Angesichts des Ergebnisses frohlockten gestern jüdische Hardliner und islamische Friedensgegner wie der Iran. Westliche Politiker und viele Palästinenser befürchten dagegen eine „politische Katastrophe“, wie der SPD-Politiker Günther Verheugen formulierte. Der Vorsitzende des Zentralrats der Juden in Deutschland, Ignatz Bubis, erklärte, er befürchte unter einer Likud-Regierung einen längeren Stillstand des Nahost-Friedensprozesses. Die islamistische Palästinenserorganisation Hamas sprach von einer „Kriegserklärung an die Palästinenser und an die Araber“. Rasi Muhammad, ein Hamas-Vertreter in Gaza, sagte gestern: „Die Israelis wollen den Frieden nicht. Die Ergebnisse der Wahlen sind für alle ein Schock, auch für die Palästinenser.“ Er warf Netanjahu vor, „radikale Positionen“ zu vertreten. Auch die Demokratische Front für die Befreiung Palästinas (DFLP) bezeichnete das Ergebnis als „schweren Schock“. Die Frau von PLO-Chef Jassir Arafat, Suha Arafat, sagte hingegen, der Friedensprozeß werde auch bei einem Sieg Netanjahus fortgesetzt. Der Frieden bleibe in Kraft, weil er auf einer internationalen Entscheidung basiere.
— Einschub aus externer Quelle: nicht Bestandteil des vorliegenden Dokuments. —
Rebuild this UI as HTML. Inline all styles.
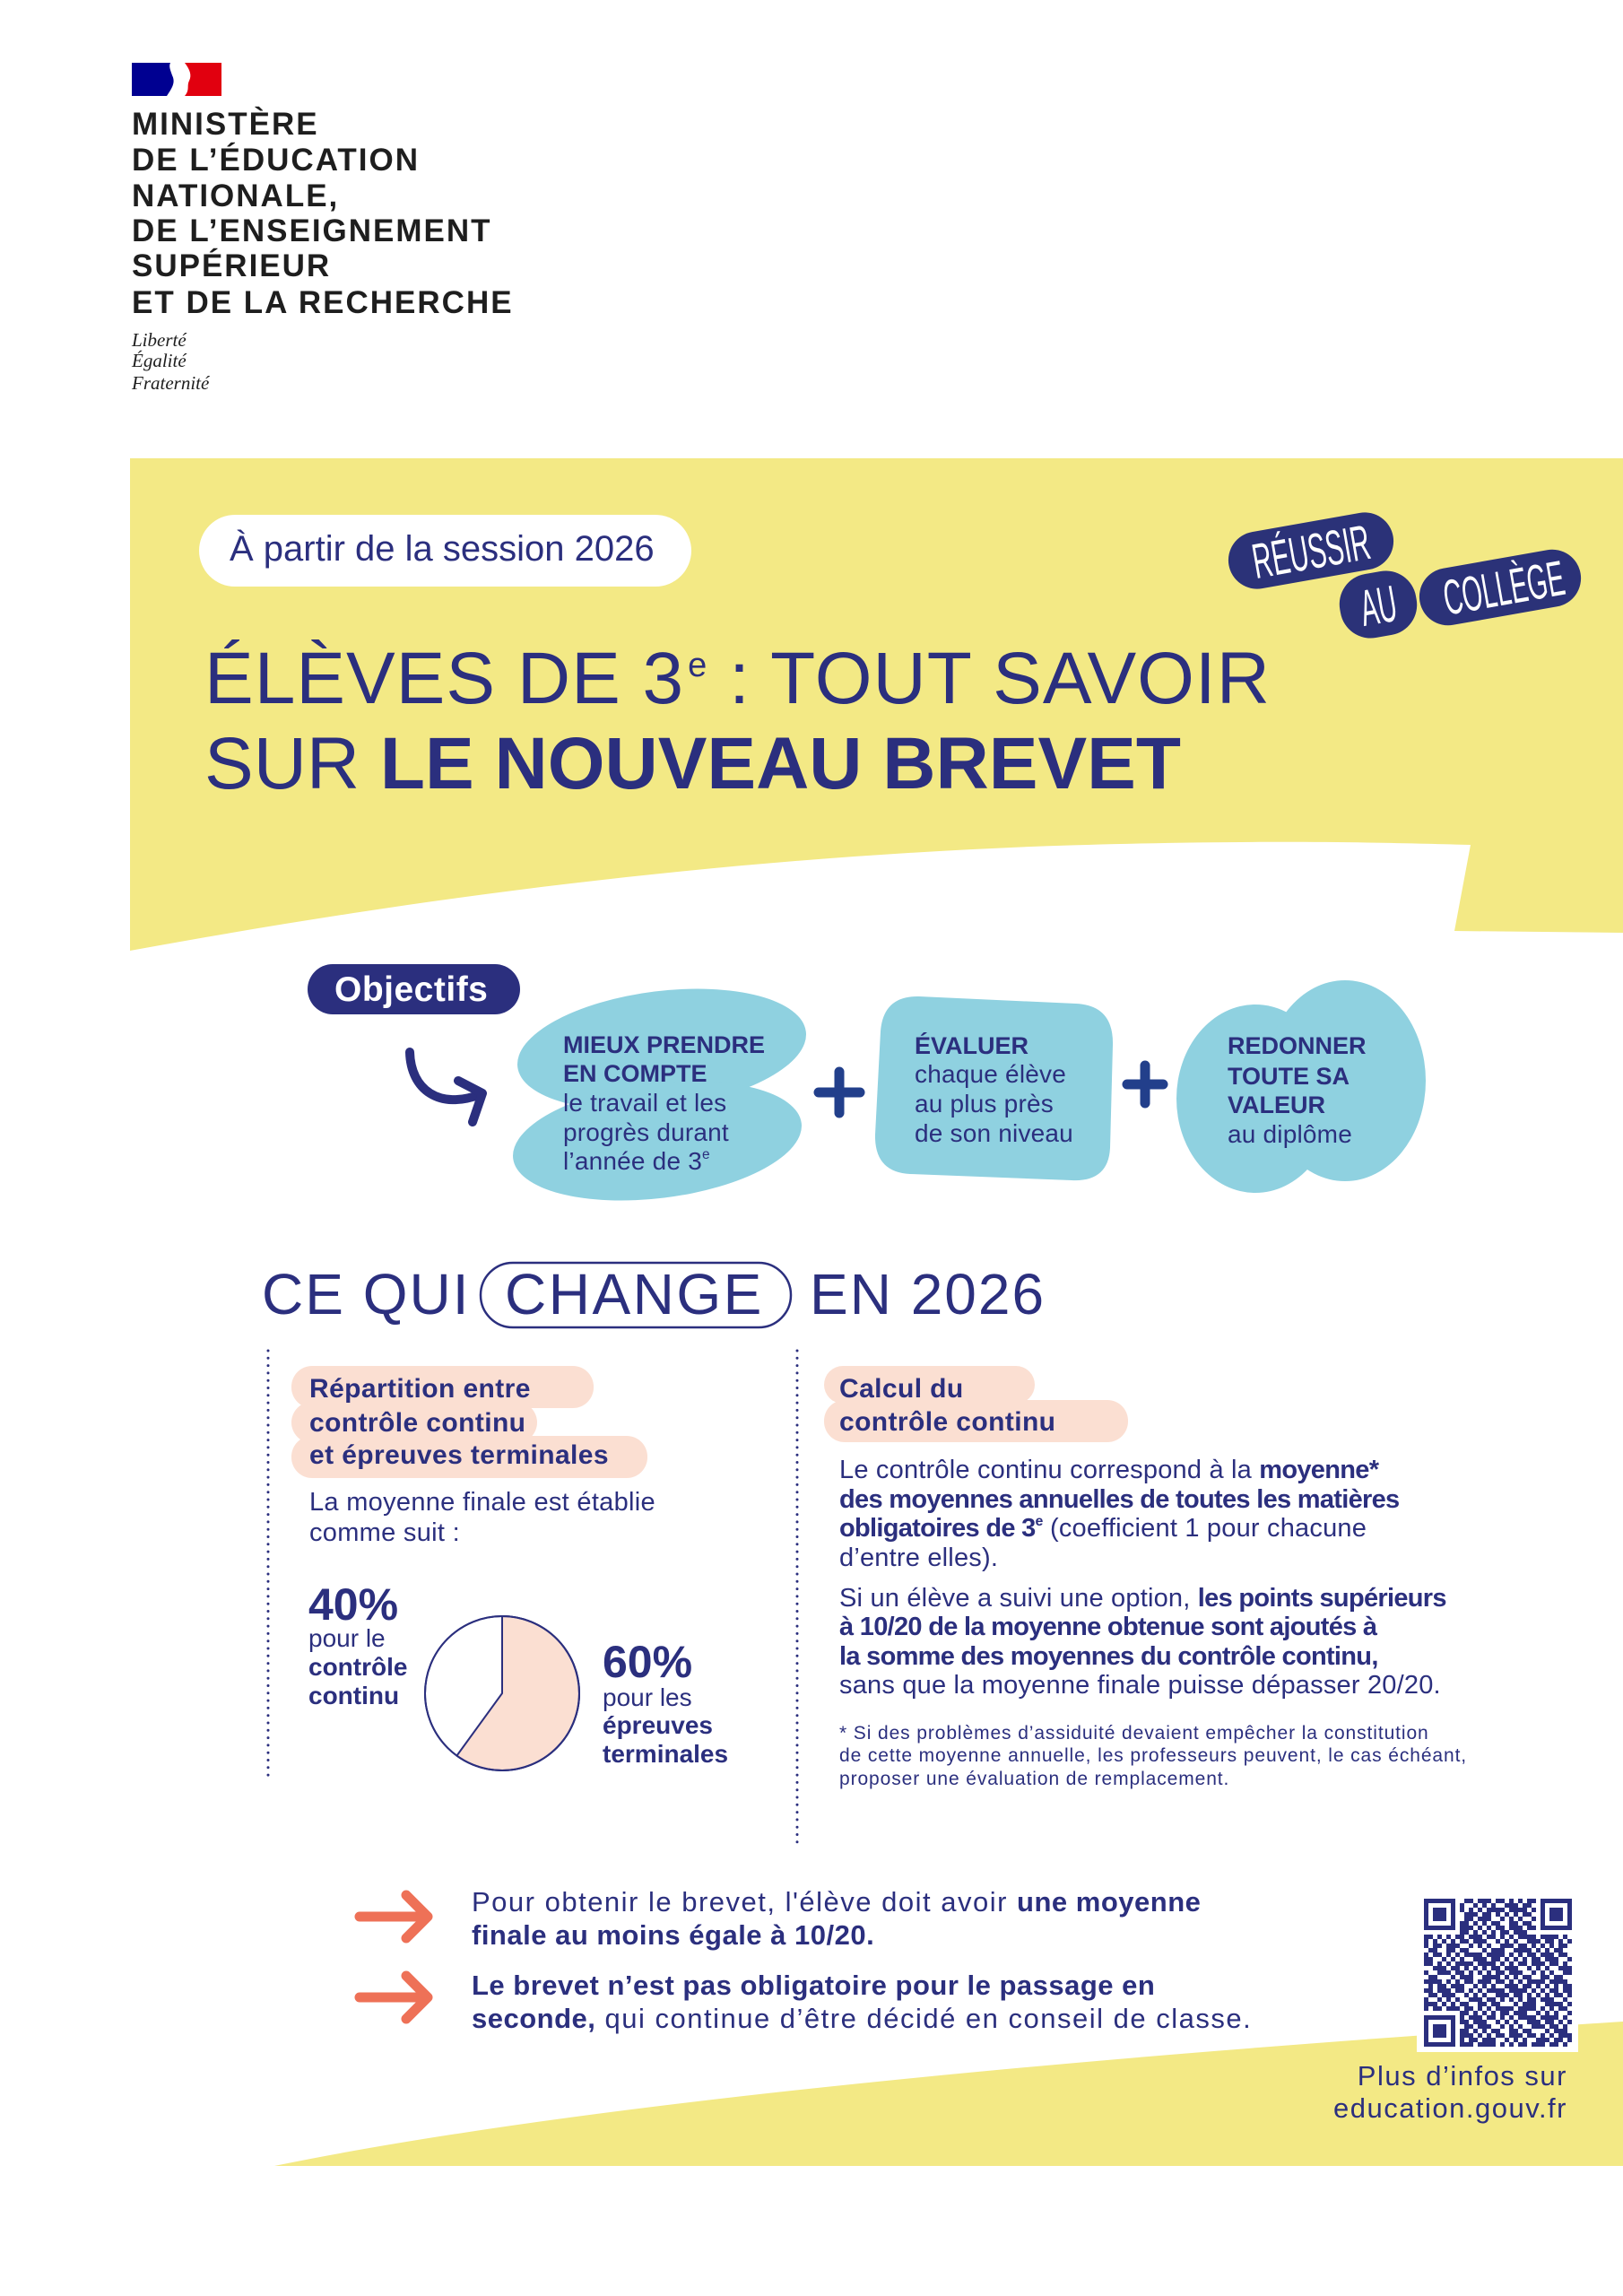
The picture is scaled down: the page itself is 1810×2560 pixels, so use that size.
<!DOCTYPE html>
<html><head><meta charset="utf-8">
<style>
body{margin:0;padding:0;background:#fff}
#p{position:relative;width:1810px;height:2560px;overflow:hidden;background:#fff;font-family:"Liberation Sans",sans-serif;color:#2b2f7e}
.t{position:absolute;white-space:nowrap;line-height:1}
.lg{font-size:35px;font-weight:700;letter-spacing:2px;color:#1e1e1e;left:147px}
.dv{font-family:"Liberation Serif",serif;font-style:italic;font-size:21px;color:#1e1e1e;left:147px}
.bb{font-size:27px;font-weight:700}
.br{font-size:28px;letter-spacing:0.2px}
.pk{font-size:30px;font-weight:700;letter-spacing:0.4px}
.rp{font-size:29px;letter-spacing:0.2px}
.rp b{letter-spacing:-0.7px}
.fn{font-size:21px;letter-spacing:0.9px;left:936px}
.bt{font-size:31px;letter-spacing:1.5px;left:526px}
.bt b{letter-spacing:0.5px}
.sp{font-size:0.55em;position:relative;top:-0.75em}
b{font-weight:700}
</style></head>
<body><div id="p">
<svg width="1810" height="2560" style="position:absolute;left:0;top:0" xmlns="http://www.w3.org/2000/svg">
<defs>
<pattern id="qa" x="1588" y="2117" width="35" height="30" patternUnits="userSpaceOnUse">
<g fill="#2b2f7e">
<rect x="0" y="0" width="5" height="5"/><rect x="10" y="0" width="5" height="5"/><rect x="15" y="0" width="5" height="5"/><rect x="25" y="0" width="5" height="5"/>
<rect x="5" y="5" width="5" height="5"/><rect x="20" y="5" width="5" height="5"/><rect x="30" y="5" width="5" height="5"/>
<rect x="0" y="10" width="5" height="5"/><rect x="5" y="10" width="5" height="5"/><rect x="15" y="10" width="5" height="5"/><rect x="25" y="10" width="5" height="5"/>
<rect x="10" y="15" width="5" height="5"/><rect x="20" y="15" width="5" height="5"/><rect x="30" y="15" width="5" height="5"/>
<rect x="0" y="20" width="5" height="5"/><rect x="15" y="20" width="5" height="5"/><rect x="25" y="20" width="5" height="5"/>
<rect x="5" y="25" width="5" height="5"/><rect x="10" y="25" width="5" height="5"/><rect x="30" y="25" width="5" height="5"/>
</g></pattern>
<pattern id="qb" x="1588" y="2117" width="20" height="35" patternUnits="userSpaceOnUse">
<g fill="#2b2f7e">
<rect x="5" y="0" width="5" height="5"/><rect x="15" y="5" width="5" height="5"/><rect x="0" y="10" width="5" height="5"/><rect x="10" y="15" width="5" height="5"/><rect x="5" y="20" width="5" height="5"/><rect x="15" y="25" width="5" height="5"/><rect x="0" y="30" width="5" height="5"/>
</g></pattern>
</defs>
<!-- flag -->
<rect x="147" y="70" width="52" height="37" fill="#000091"/>
<rect x="201" y="70" width="46" height="37" fill="#e1000f"/>
<path d="M190,70 L206,70 C212,78 214,84 211,90 C208,96 212,100 206,107 L186,107 C192,98 196,92 192,84 C190,78 188,74 190,70 Z" fill="#fff"/>
<!-- yellow top -->
<path d="M145,511 H1810 V1040 L1622,1038 L1640,942 C1560,940 1400,935 1150,944 C760,960 430,1008 145,1060 Z" fill="#f3e985"/>
<!-- yellow bottom -->
<path d="M306,2415 Q760,2322 1810,2254 V2415 Z" fill="#f3e985"/>
<!-- session pill -->
<rect x="222" y="574" width="549" height="80" rx="40" fill="#fff"/>
<!-- badges -->
<g transform="translate(1462,614) rotate(-10)">
<rect x="-93" y="-32" width="186" height="64" rx="32" fill="#2b3278"/>
<text x="0" y="20" text-anchor="middle" font-family="Liberation Sans, sans-serif" font-size="55" fill="#fff" textLength="132" lengthAdjust="spacingAndGlyphs">RÉUSSIR</text>
</g>
<g transform="translate(1673,655) rotate(-10)">
<rect x="-91" y="-32" width="182" height="64" rx="32" fill="#2b3278"/>
<text x="4" y="20" text-anchor="middle" font-family="Liberation Sans, sans-serif" font-size="55" fill="#fff" textLength="136" lengthAdjust="spacingAndGlyphs">COLLÈGE</text>
</g>
<g transform="translate(1537,674) rotate(-10)">
<rect x="-43" y="-36" width="86" height="72" rx="34" fill="#2b3278"/>
<text x="0" y="21" text-anchor="middle" font-family="Liberation Sans, sans-serif" font-size="57" fill="#fff" textLength="40" lengthAdjust="spacingAndGlyphs">AU</text>
</g>
<!-- objectifs pill -->
<rect x="343" y="1075" width="237" height="56" rx="28" fill="#2b2f7e"/>
<!-- curved arrow -->
<path d="M457,1173 C458,1215 490,1238 536,1220" stroke="#2b2f7e" stroke-width="10" fill="none" stroke-linecap="round"/>
<path d="M511,1205 L538,1219 L527,1251" stroke="#2b2f7e" stroke-width="10" fill="none" stroke-linecap="round" stroke-linejoin="round"/>
<!-- blobs -->
<g fill="#8fd1e0">
<ellipse cx="738" cy="1170" rx="162" ry="65" transform="rotate(-7 738 1170)"/>
<ellipse cx="733" cy="1272" rx="162" ry="64" transform="rotate(-7 733 1272)"/>
<path d="M1025,1111 L1200,1119 Q1242,1121 1241,1165 L1238,1280 Q1236,1318 1195,1316 L1015,1309 Q975,1307 976,1265 L982,1150 Q985,1110 1025,1111 Z"/>
<ellipse cx="1400" cy="1225" rx="88" ry="105"/>
<ellipse cx="1500" cy="1205" rx="90" ry="112"/>
</g>
<!-- plus signs -->
<g stroke="#223f8b" stroke-width="11" stroke-linecap="round">
<line x1="913" y1="1218" x2="959" y2="1218"/><line x1="936" y1="1195" x2="936" y2="1241"/>
<line x1="1257" y1="1209" x2="1297" y2="1209"/><line x1="1277" y1="1188" x2="1277" y2="1230"/>
</g>
<!-- CHANGE pill -->
<rect x="536" y="1408" width="346" height="72" rx="36" fill="none" stroke="#2b2f7e" stroke-width="2.5"/>
<!-- dotted lines -->
<line x1="299" y1="1506" x2="299" y2="1984" stroke="#2b2f7e" stroke-width="3" stroke-linecap="round" stroke-dasharray="0 8.3"/>
<line x1="889" y1="1506" x2="889" y2="2062" stroke="#2b2f7e" stroke-width="3" stroke-linecap="round" stroke-dasharray="0 8.3"/>
<!-- peach labels -->
<g fill="#fbdfd2">
<rect x="325" y="1523" width="337" height="47" rx="23"/>
<rect x="325" y="1563" width="274" height="46" rx="23"/>
<rect x="325" y="1601" width="397" height="47" rx="23"/>
<rect x="919" y="1523" width="235" height="42" rx="21"/>
<rect x="919" y="1561" width="339" height="47" rx="23"/>
</g>
<!-- pie -->
<circle cx="560" cy="1888" r="86" fill="#fff" stroke="#2b2f7e" stroke-width="2"/>
<path d="M560,1888 L560,1802 A86,86 0 1,1 509.4,1957.6 Z" fill="#fbdfd2" stroke="#2b2f7e" stroke-width="2" stroke-linejoin="round"/>
<circle cx="560" cy="1888" r="86" fill="none" stroke="#2b2f7e" stroke-width="2"/>
<!-- orange arrows -->
<g stroke="#ee7157" stroke-width="11" fill="none" stroke-linecap="round" stroke-linejoin="round">
<path d="M401,2137 H475 M453,2113 L477,2137 L453,2161"/>
<path d="M401,2227 H475 M453,2203 L477,2227 L453,2251"/>
</g>
<!-- QR -->
<rect x="1580" y="2108" width="180" height="180" fill="#fff"/>
<rect x="1588" y="2117" width="165" height="165" fill="url(#qa)"/>
<rect x="1588" y="2117" width="165" height="165" fill="url(#qb)"/>
<g>
<rect x="1588" y="2117" width="40" height="40" fill="#fff"/>
<rect x="1588" y="2117" width="35" height="35" fill="#2b2f7e"/>
<rect x="1593" y="2122" width="25" height="25" fill="#fff"/>
<rect x="1598" y="2127" width="15" height="15" fill="#2b2f7e"/>
<rect x="1713" y="2117" width="40" height="40" fill="#fff"/>
<rect x="1718" y="2117" width="35" height="35" fill="#2b2f7e"/>
<rect x="1723" y="2122" width="25" height="25" fill="#fff"/>
<rect x="1728" y="2127" width="15" height="15" fill="#2b2f7e"/>
<rect x="1588" y="2242" width="40" height="40" fill="#fff"/>
<rect x="1588" y="2247" width="35" height="35" fill="#2b2f7e"/>
<rect x="1593" y="2252" width="25" height="25" fill="#fff"/>
<rect x="1598" y="2257" width="15" height="15" fill="#2b2f7e"/>
</g>
</svg>

<!-- logo text -->
<div class="t lg" style="top:121px">MINISTÈRE</div>
<div class="t lg" style="top:161px">DE L’ÉDUCATION</div>
<div class="t lg" style="top:201px">NATIONALE,</div>
<div class="t lg" style="top:240px">DE L’ENSEIGNEMENT</div>
<div class="t lg" style="top:279px">SUPÉRIEUR</div>
<div class="t lg" style="top:320px">ET DE LA RECHERCHE</div>
<div class="t dv" style="top:369px">Liberté</div>
<div class="t dv" style="top:392px">Égalité</div>
<div class="t dv" style="top:417px">Fraternité</div>

<!-- header -->
<div class="t" style="left:256px;top:592px;font-size:40px">À partir de la session 2026</div>
<div class="t" style="left:228px;top:716px;font-size:82px;letter-spacing:1px">ÉLÈVES DE 3<span style="font-size:38px;position:relative;top:-30px;margin-left:4px">e</span> : TOUT SAVOIR</div>
<div class="t" style="left:228px;top:811px;font-size:82px">SUR <b>LE NOUVEAU BREVET</b></div>

<!-- objectifs -->
<div class="t" style="left:373px;top:1084px;font-size:39px;font-weight:700;color:#fff;letter-spacing:0.5px">Objectifs</div>

<div class="t bb" style="left:628px;top:1152px">MIEUX PRENDRE</div>
<div class="t bb" style="left:628px;top:1184px">EN COMPTE</div>
<div class="t br" style="left:628px;top:1216px">le travail et les</div>
<div class="t br" style="left:628px;top:1249px">progrès durant</div>
<div class="t br" style="left:628px;top:1281px">l’année de 3<span class="sp">e</span></div>

<div class="t bb" style="left:1020px;top:1153px">ÉVALUER</div>
<div class="t br" style="left:1020px;top:1184px">chaque élève</div>
<div class="t br" style="left:1020px;top:1217px">au plus près</div>
<div class="t br" style="left:1020px;top:1250px">de son niveau</div>

<div class="t bb" style="left:1369px;top:1153px">REDONNER</div>
<div class="t bb" style="left:1369px;top:1187px">TOUTE SA</div>
<div class="t bb" style="left:1369px;top:1219px">VALEUR</div>
<div class="t br" style="left:1369px;top:1251px">au diplôme</div>

<!-- CE QUI CHANGE -->
<div class="t" style="left:292px;top:1411px;font-size:64px;letter-spacing:2px">CE QUI</div>
<div class="t" style="left:563px;top:1411px;font-size:64px;letter-spacing:2.5px">CHANGE</div>
<div class="t" style="left:903px;top:1411px;font-size:64px;letter-spacing:2px">EN 2026</div>

<!-- left column -->
<div class="t pk" style="left:345px;top:1534px">Répartition entre</div>
<div class="t pk" style="left:345px;top:1572px">contrôle continu</div>
<div class="t pk" style="left:345px;top:1608px">et épreuves terminales</div>
<div class="t" style="left:345px;top:1661px;font-size:29px;letter-spacing:0.3px">La moyenne finale est établie</div>
<div class="t" style="left:345px;top:1695px;font-size:29px;letter-spacing:0.3px">comme suit :</div>

<div class="t" style="left:344px;top:1764px;font-size:50px;font-weight:700">40%</div>
<div class="t" style="left:344px;top:1813px;font-size:28px">pour le</div>
<div class="t" style="left:344px;top:1845px;font-size:28px;font-weight:700">contrôle</div>
<div class="t" style="left:344px;top:1877px;font-size:28px;font-weight:700">continu</div>

<div class="t" style="left:672px;top:1828px;font-size:50px;font-weight:700">60%</div>
<div class="t" style="left:672px;top:1879px;font-size:28px">pour les</div>
<div class="t" style="left:672px;top:1910px;font-size:28px;font-weight:700">épreuves</div>
<div class="t" style="left:672px;top:1942px;font-size:28px;font-weight:700">terminales</div>

<!-- right column -->
<div class="t pk" style="left:936px;top:1534px">Calcul du</div>
<div class="t pk" style="left:936px;top:1571px">contrôle continu</div>

<div class="t rp" style="left:936px;top:1625px">Le contrôle continu correspond à la <b>moyenne*</b></div>
<div class="t rp" style="left:936px;top:1658px"><b>des moyennes annuelles de toutes les matières</b></div>
<div class="t rp" style="left:936px;top:1690px"><b>obligatoires de 3<span class="sp">e</span></b> (coefficient 1 pour chacune</div>
<div class="t rp" style="left:936px;top:1723px">d’entre elles).</div>
<div class="t rp" style="left:936px;top:1768px">Si un élève a suivi une option, <b>les points supérieurs</b></div>
<div class="t rp" style="left:936px;top:1800px"><b>à 10/20 de la moyenne obtenue sont ajoutés à</b></div>
<div class="t rp" style="left:936px;top:1833px"><b>la somme des moyennes du contrôle continu,</b></div>
<div class="t rp" style="left:936px;top:1865px">sans que la moyenne finale puisse dépasser 20/20.</div>

<div class="t fn" style="top:1922px">* Si des problèmes d’assiduité devaient empêcher la constitution</div>
<div class="t fn" style="top:1947px">de cette moyenne annuelle, les professeurs peuvent, le cas échéant,</div>
<div class="t fn" style="top:1973px">proposer une évaluation de remplacement.</div>

<!-- bottom -->
<div class="t bt" style="top:2105px">Pour obtenir le brevet, l'élève doit avoir <b>une moyenne</b></div>
<div class="t bt" style="top:2142px"><b>finale au moins égale à 10/20.</b></div>
<div class="t bt" style="top:2198px"><b>Le brevet n’est pas obligatoire pour le passage en</b></div>
<div class="t bt" style="top:2235px"><b>seconde,</b> qui continue d’être décidé en conseil de classe.</div>

<div class="t" style="right:62px;top:2299px;font-size:31px;letter-spacing:1.5px;text-align:right">Plus d’infos sur</div>
<div class="t" style="right:62px;top:2335px;font-size:31px;letter-spacing:1.5px;text-align:right">education.gouv.fr</div>
</div></body></html>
Die USA erwarten nach den Worten von Präsident Bill Clinton von Netanjahu die Fortsetzung des Friedensprozesses. Wie Peres habe auch Netanjahu die „klare Verpflichtung“ ausgedrückt, beim Friedensprozeß zu bleiben, sagte Clinton gestern. Er fühle sich durch die Bekenntnisse der beiden großen israelischen Parteien und der beiden Spitzenkandidaten zum Friedensprozeß „besonders ermutigt“.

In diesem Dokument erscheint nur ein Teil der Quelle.